Using the data below, repeat all of it precisely.

◆ Dataset content
· · ·

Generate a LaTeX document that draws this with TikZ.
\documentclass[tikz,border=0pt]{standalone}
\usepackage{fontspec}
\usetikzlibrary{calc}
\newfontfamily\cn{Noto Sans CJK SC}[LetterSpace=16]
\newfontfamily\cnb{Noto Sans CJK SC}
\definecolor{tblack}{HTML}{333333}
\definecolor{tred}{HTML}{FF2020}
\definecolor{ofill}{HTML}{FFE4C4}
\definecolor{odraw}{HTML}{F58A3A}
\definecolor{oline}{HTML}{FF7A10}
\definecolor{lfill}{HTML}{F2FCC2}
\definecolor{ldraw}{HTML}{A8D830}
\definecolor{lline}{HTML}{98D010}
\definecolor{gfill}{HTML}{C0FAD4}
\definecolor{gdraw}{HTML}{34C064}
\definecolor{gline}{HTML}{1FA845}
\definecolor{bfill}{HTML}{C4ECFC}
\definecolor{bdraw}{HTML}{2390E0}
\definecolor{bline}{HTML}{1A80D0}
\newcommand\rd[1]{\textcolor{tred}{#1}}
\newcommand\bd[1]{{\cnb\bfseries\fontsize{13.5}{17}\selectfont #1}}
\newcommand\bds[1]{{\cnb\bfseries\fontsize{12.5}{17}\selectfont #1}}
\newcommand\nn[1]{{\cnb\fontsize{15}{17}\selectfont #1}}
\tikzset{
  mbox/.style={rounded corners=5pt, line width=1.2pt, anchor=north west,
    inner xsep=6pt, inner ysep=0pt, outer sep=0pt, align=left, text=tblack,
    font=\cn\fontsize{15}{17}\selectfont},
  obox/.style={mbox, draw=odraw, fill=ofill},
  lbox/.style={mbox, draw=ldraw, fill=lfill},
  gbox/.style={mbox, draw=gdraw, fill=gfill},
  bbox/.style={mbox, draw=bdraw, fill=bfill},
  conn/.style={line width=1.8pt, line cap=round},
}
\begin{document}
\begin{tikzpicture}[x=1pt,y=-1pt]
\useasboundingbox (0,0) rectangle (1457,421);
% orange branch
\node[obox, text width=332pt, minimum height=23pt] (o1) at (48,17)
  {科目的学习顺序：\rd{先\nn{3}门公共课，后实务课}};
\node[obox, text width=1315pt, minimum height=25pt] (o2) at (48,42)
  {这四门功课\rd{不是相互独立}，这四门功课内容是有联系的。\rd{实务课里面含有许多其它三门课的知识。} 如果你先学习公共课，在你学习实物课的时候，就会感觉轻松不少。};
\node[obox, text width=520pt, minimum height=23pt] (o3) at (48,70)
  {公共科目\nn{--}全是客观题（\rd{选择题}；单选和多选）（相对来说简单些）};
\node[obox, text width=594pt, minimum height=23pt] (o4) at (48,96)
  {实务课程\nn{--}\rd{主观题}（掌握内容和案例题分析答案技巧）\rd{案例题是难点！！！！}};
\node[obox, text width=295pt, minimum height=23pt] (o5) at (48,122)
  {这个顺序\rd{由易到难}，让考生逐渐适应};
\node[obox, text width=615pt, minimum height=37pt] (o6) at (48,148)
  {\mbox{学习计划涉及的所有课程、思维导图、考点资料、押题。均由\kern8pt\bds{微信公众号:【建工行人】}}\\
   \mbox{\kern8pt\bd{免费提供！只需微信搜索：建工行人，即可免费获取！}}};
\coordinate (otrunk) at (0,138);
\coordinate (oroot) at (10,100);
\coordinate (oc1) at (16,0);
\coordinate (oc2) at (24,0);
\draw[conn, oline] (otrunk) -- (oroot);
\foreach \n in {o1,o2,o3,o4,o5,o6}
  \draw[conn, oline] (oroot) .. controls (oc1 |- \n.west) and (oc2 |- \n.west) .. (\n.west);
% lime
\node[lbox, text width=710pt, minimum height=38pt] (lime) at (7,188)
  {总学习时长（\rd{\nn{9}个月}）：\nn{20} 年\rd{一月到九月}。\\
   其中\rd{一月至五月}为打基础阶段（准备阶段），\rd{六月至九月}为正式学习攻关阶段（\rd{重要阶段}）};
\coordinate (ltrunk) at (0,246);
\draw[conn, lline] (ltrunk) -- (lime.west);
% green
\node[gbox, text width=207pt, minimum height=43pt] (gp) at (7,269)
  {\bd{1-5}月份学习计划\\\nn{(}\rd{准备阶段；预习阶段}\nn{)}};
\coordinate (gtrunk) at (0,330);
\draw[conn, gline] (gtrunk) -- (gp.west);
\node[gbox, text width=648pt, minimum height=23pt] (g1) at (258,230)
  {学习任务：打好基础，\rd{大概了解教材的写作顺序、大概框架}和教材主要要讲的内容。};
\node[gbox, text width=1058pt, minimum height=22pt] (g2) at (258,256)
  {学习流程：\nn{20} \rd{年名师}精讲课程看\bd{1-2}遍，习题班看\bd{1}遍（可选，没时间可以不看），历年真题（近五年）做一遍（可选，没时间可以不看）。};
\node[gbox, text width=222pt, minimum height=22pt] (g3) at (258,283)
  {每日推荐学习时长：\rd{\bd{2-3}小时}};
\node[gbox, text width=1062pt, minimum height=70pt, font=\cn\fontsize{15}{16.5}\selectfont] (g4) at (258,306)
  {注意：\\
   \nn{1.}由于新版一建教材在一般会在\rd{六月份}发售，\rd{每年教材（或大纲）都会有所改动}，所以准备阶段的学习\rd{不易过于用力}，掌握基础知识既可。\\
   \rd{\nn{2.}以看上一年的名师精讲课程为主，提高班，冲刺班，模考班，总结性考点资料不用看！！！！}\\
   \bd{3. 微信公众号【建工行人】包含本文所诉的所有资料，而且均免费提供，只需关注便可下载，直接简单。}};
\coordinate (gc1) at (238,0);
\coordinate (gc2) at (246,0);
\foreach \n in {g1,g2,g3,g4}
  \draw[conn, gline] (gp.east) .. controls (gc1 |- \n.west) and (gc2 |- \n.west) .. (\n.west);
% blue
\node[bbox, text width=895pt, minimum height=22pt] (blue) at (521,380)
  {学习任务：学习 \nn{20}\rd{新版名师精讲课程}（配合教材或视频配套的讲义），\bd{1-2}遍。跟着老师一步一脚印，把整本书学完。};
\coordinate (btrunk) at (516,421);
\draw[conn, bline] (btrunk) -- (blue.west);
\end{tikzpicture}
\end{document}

· · ·

◆ Solution to this exercise
Generate a LaTeX document that draws this with TikZ.
\documentclass[tikz,border=0pt]{standalone}
\usepackage{fontspec}
\usetikzlibrary{calc}
\newfontfamily\cn{Noto Sans CJK SC}[LetterSpace=16]
\newfontfamily\cnb{Noto Sans CJK SC}
\definecolor{tblack}{HTML}{333333}
\definecolor{tred}{HTML}{FF2020}
\definecolor{ofill}{HTML}{FFE4C4}
\definecolor{odraw}{HTML}{F58A3A}
\definecolor{oline}{HTML}{FF7A10}
\definecolor{lfill}{HTML}{F2FCC2}
\definecolor{ldraw}{HTML}{A8D830}
\definecolor{lline}{HTML}{98D010}
\definecolor{gfill}{HTML}{C0FAD4}
\definecolor{gdraw}{HTML}{34C064}
\definecolor{gline}{HTML}{1FA845}
\definecolor{bfill}{HTML}{C4ECFC}
\definecolor{bdraw}{HTML}{2390E0}
\definecolor{bline}{HTML}{1A80D0}
\newcommand\rd[1]{\textcolor{tred}{#1}}
\newcommand\bd[1]{{\cnb\bfseries\fontsize{13.5}{17}\selectfont #1}}
\newcommand\bds[1]{{\cnb\bfseries\fontsize{12.5}{17}\selectfont #1}}
\newcommand\nn[1]{{\cnb\fontsize{15}{17}\selectfont #1}}
\tikzset{
  mbox/.style={rounded corners=5pt, line width=1.2pt, anchor=north west,
    inner xsep=6pt, inner ysep=0pt, outer sep=0pt, align=left, text=tblack,
    font=\cn\fontsize{15}{17}\selectfont},
  obox/.style={mbox, draw=odraw, fill=ofill},
  lbox/.style={mbox, draw=ldraw, fill=lfill},
  gbox/.style={mbox, draw=gdraw, fill=gfill},
  bbox/.style={mbox, draw=bdraw, fill=bfill},
  conn/.style={line width=1.8pt, line cap=round},
}
\begin{document}
\begin{tikzpicture}[x=1pt,y=-1pt]
\useasboundingbox (0,0) rectangle (1457,421);
% orange branch
\node[obox, text width=332pt, minimum height=23pt] (o1) at (48,17)
  {科目的学习顺序：\rd{先\nn{3}门公共课，后实务课}};
\node[obox, text width=1315pt, minimum height=25pt] (o2) at (48,42)
  {这四门功课\rd{不是相互独立}，这四门功课内容是有联系的。\rd{实务课里面含有许多其它三门课的知识。} 如果你先学习公共课，在你学习实物课的时候，就会感觉轻松不少。};
\node[obox, text width=520pt, minimum height=23pt] (o3) at (48,70)
  {公共科目\nn{--}全是客观题（\rd{选择题}；单选和多选）（相对来说简单些）};
\node[obox, text width=594pt, minimum height=23pt] (o4) at (48,96)
  {实务课程\nn{--}\rd{主观题}（掌握内容和案例题分析答案技巧）\rd{案例题是难点！！！！}};
\node[obox, text width=295pt, minimum height=23pt] (o5) at (48,122)
  {这个顺序\rd{由易到难}，让考生逐渐适应};
\node[obox, text width=615pt, minimum height=37pt] (o6) at (48,148)
  {\mbox{学习计划涉及的所有课程、思维导图、考点资料、押题。均由\kern8pt\bds{微信公众号:【建工行人】}}\\
   \mbox{\kern8pt\bd{免费提供！只需微信搜索：建工行人，即可免费获取！}}};
\coordinate (otrunk) at (0,138);
\coordinate (oroot) at (10,100);
\coordinate (oc1) at (16,0);
\coordinate (oc2) at (24,0);
\draw[conn, oline] (otrunk) -- (oroot);
\foreach \n in {o1,o2,o3,o4,o5,o6}
  \draw[conn, oline] (oroot) .. controls (oc1 |- \n.west) and (oc2 |- \n.west) .. (\n.west);
% lime
\node[lbox, text width=710pt, minimum height=38pt] (lime) at (7,188)
  {总学习时长（\rd{\nn{9}个月}）：\nn{20} 年\rd{一月到九月}。\\
   其中\rd{一月至五月}为打基础阶段（准备阶段），\rd{六月至九月}为正式学习攻关阶段（\rd{重要阶段}）};
\coordinate (ltrunk) at (0,246);
\draw[conn, lline] (ltrunk) -- (lime.west);
% green
\node[gbox, text width=207pt, minimum height=43pt] (gp) at (7,269)
  {\bd{1-5}月份学习计划\\\nn{(}\rd{准备阶段；预习阶段}\nn{)}};
\coordinate (gtrunk) at (0,330);
\draw[conn, gline] (gtrunk) -- (gp.west);
\node[gbox, text width=648pt, minimum height=23pt] (g1) at (258,230)
  {学习任务：打好基础，\rd{大概了解教材的写作顺序、大概框架}和教材主要要讲的内容。};
\node[gbox, text width=1058pt, minimum height=22pt] (g2) at (258,256)
  {学习流程：\nn{20} \rd{年名师}精讲课程看\bd{1-2}遍，习题班看\bd{1}遍（可选，没时间可以不看），历年真题（近五年）做一遍（可选，没时间可以不看）。};
\node[gbox, text width=222pt, minimum height=22pt] (g3) at (258,283)
  {每日推荐学习时长：\rd{\bd{2-3}小时}};
\node[gbox, text width=1062pt, minimum height=70pt, font=\cn\fontsize{15}{16.5}\selectfont] (g4) at (258,306)
  {注意：\\
   \nn{1.}由于新版一建教材在一般会在\rd{六月份}发售，\rd{每年教材（或大纲）都会有所改动}，所以准备阶段的学习\rd{不易过于用力}，掌握基础知识既可。\\
   \rd{\nn{2.}以看上一年的名师精讲课程为主，提高班，冲刺班，模考班，总结性考点资料不用看！！！！}\\
   \bd{3. 微信公众号【建工行人】包含本文所诉的所有资料，而且均免费提供，只需关注便可下载，直接简单。}};
\coordinate (gc1) at (238,0);
\coordinate (gc2) at (246,0);
\foreach \n in {g1,g2,g3,g4}
  \draw[conn, gline] (gp.east) .. controls (gc1 |- \n.west) and (gc2 |- \n.west) .. (\n.west);
% blue
\node[bbox, text width=895pt, minimum height=22pt] (blue) at (521,380)
  {学习任务：学习 \nn{20}\rd{新版名师精讲课程}（配合教材或视频配套的讲义），\bd{1-2}遍。跟着老师一步一脚印，把整本书学完。};
\coordinate (btrunk) at (516,421);
\draw[conn, bline] (btrunk) -- (blue.west);
\end{tikzpicture}
\end{document}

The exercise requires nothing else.